Sunday, November 06, 2011

Adjusting to India

When i moved back to India from the US 3 years back, i did it because i wanted to. It is one of those decisions you can't really fully explain. Why do people leave comfy jobs to join rockbands or go on world tours or climb mountains or have kids for that matter.

Changing a country is bound to be eventful. And with difference as drastic as between India and US, you are guaranteed some jolts. But a lot of people seem to be trying it out now-a-days. Consider this account.

Why I Left India (Again)
The idea that you can fix India’s problems by adding more people to it — even smart people — is highly suspect. No, I wasn’t going back to fix things; I was leaving the U.S. to go back to Shri Thomas Friedman’s India: an India that offered global companies, continental food, international schools and domestic help; an India that offered freedom from outsourcing and George W. Bush.
India is a poor country. There are millions of poor and hungry people around. As sad and ugly as it may be, that is the truth. And so is the fact that you are not one of them. I guess this guy didn't quiet expect that, hence he had to head back. His was a problem of being rich in a poor society. Being one of the very few fortunate ones among millions born in poverty and misfortune.

You don't think it's a problem? I can assure you it is. At least for people who can and will, think. There are ways of solving it though. You can ignore their plight, you can rationalize their situation saying life is not fair or that its not your concern anyways. Believe me, i have tried them all.

Sadly, none of them work. The only way to be among the haves, be empathetic towards the have-nots and still keep your conscience intact, is to act. It does not matter how small or insignificant your contribution, as long as its genuine. And there are plenty of opportunities to act. That is what excites me about India. Most efforts will fail, some will succeed. In the end all that will matter is that did you sit on the fence looking pretty, or did you act.

Hawkers Plaza

There are some places in Pune that people from outside Pune love to hate. Like the पेठ areas. सोमवार, मंगळवार, बुधवार, ..., रविवार, गंज, नारायण, सदाशिव (Yes, the last name is in bold. This will suffice.). Why? The roads are too small, the people are too many, its all just too chaotic. The अस्सल पुणेकर on the other hand, not only loves these areas, but does not consider anything else as the real Pune (खरं पुणं लकडी पुलापाशी सुरु होऊन तळ्यातल्या गणपतीपाशी संपते ! कसे?).

The critique of these non-resident Punekars (:P) is not entirely incorrect. Yes the roads are too narrow (Not much we can do about them. Unless you want to tear down Vishrambaug Wada to widen Bajirao Road. Not a good idea.). Yes the traffic is utterly chaotic (this, we can certainly improve). Hence i was elated when i read that they are planning to implement a 'No Vehicle' zone and one-ways on few of the roads, in this central business district (seems more stylish now, don't it?) of Pune.

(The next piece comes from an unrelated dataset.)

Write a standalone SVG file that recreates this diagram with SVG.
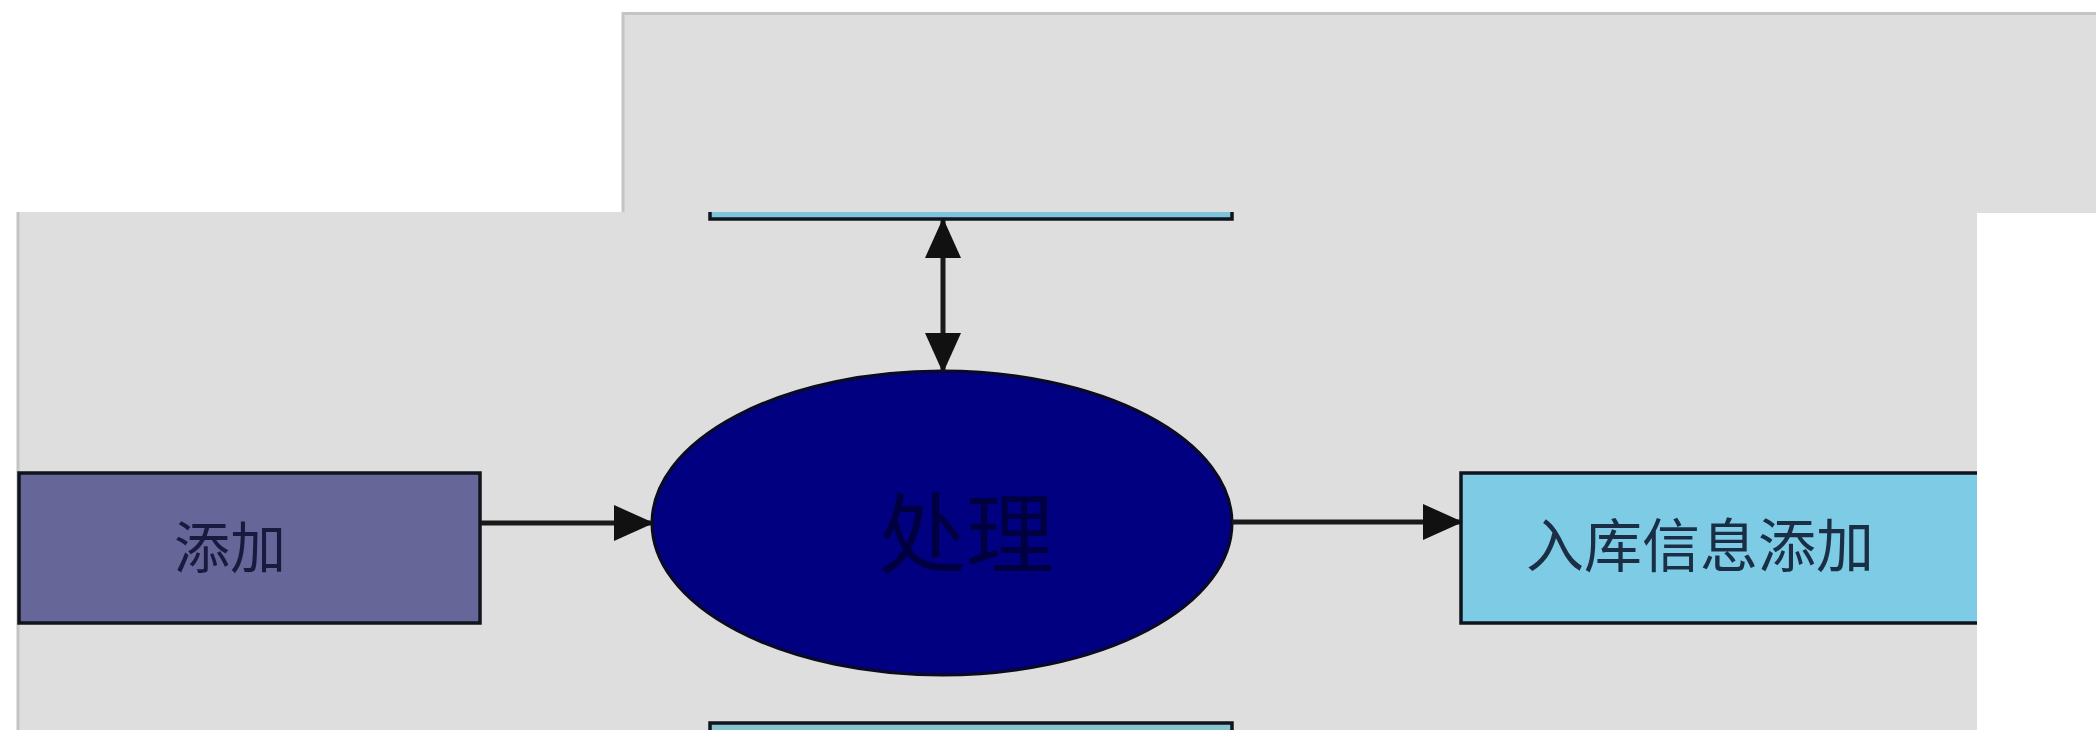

I was at the breakfast table reading this news and my Dad walks in. He has been working in this area all his life so i quickly splurt out the good news. His exact response being "Pedestrian Plaza कसला, Hawkers Plaza करून ठेवतील लेकाचे ! Scheme बंद पडेल थोड्या दिवसात आणि hawkers तसेच राहातील. मं आत्ता आहे ते काय वाईट आहे?" I was a bit stunned and very much dismayed by his cynicism. Why can't he be a little more optimistic? After all this is the corruption-fighting, formula 1-racing, 8% growth-maintaining young new India that we are talking about here.

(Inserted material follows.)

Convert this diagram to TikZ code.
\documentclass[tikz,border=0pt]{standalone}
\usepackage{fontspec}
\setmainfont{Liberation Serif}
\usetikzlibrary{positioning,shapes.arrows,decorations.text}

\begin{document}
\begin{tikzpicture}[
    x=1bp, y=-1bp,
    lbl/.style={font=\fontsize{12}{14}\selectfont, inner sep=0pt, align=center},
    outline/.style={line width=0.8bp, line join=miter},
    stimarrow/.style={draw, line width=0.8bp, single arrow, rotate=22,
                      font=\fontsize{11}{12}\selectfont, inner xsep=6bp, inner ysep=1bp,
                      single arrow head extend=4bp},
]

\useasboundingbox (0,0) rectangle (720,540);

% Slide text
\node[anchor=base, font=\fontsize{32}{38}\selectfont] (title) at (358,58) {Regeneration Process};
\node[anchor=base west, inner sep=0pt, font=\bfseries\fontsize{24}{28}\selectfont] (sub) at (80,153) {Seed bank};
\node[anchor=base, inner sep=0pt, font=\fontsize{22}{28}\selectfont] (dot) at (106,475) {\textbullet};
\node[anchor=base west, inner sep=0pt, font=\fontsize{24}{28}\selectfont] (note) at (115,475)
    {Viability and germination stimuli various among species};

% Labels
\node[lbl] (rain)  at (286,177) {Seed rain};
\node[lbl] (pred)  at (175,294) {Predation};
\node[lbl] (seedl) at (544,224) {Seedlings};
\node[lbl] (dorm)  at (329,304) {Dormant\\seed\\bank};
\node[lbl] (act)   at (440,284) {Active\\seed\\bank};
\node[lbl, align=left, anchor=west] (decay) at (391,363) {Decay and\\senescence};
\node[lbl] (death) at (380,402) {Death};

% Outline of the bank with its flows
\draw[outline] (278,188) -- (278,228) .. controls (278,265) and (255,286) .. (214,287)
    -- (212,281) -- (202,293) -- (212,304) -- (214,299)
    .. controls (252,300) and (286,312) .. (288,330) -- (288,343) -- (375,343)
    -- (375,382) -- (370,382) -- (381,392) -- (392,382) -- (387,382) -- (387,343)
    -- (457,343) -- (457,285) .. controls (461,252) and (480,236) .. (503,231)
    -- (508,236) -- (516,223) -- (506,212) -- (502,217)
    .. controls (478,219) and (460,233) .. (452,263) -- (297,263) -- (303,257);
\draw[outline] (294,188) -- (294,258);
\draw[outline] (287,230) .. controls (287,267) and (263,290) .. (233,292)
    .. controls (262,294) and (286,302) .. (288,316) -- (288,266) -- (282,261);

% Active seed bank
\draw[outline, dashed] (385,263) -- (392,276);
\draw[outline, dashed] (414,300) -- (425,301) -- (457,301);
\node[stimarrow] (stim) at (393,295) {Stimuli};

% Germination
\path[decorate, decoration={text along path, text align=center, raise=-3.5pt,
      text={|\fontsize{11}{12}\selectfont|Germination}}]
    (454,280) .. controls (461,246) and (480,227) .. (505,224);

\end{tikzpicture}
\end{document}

But he is most probably right. Look at what happened to MG Road back then (when i was in school perhaps). Look at what is happening to FC Road right now, as we speak.

The road was turned into a one-way street. Good thing. The footpaths were widened. Excellent thing. One enterprising young fella thought of selling pani-puri on this nice big footpath. He did brisk business. When the police, anti-encroachment guys came along, he didn't mind sharing his profit. A hundred more book-sellers, chocolate toast vendors and juice sellers joined him. Now, good thing or bad thing?

If you ask me, i enjoy the tasty (and unhygienic) food and the cheap books they sell. As long as they sell, most people will buy. Plus i am young enough to dodge cars and jump over pot holes when the footpaths are occupied by these stalls. But what about my आजोबा and आजी? Well, who cares :(

It also seems a bit unfair to evict the street vendors once they are entrenched (not that its possible anyways). So the solution is not to allow any encroachment of footpaths in the first place. But are the authorities serious enough about this? Ofcourse not!

Update: Not sure if this is good news or bad news, but the thing is cancelled for now.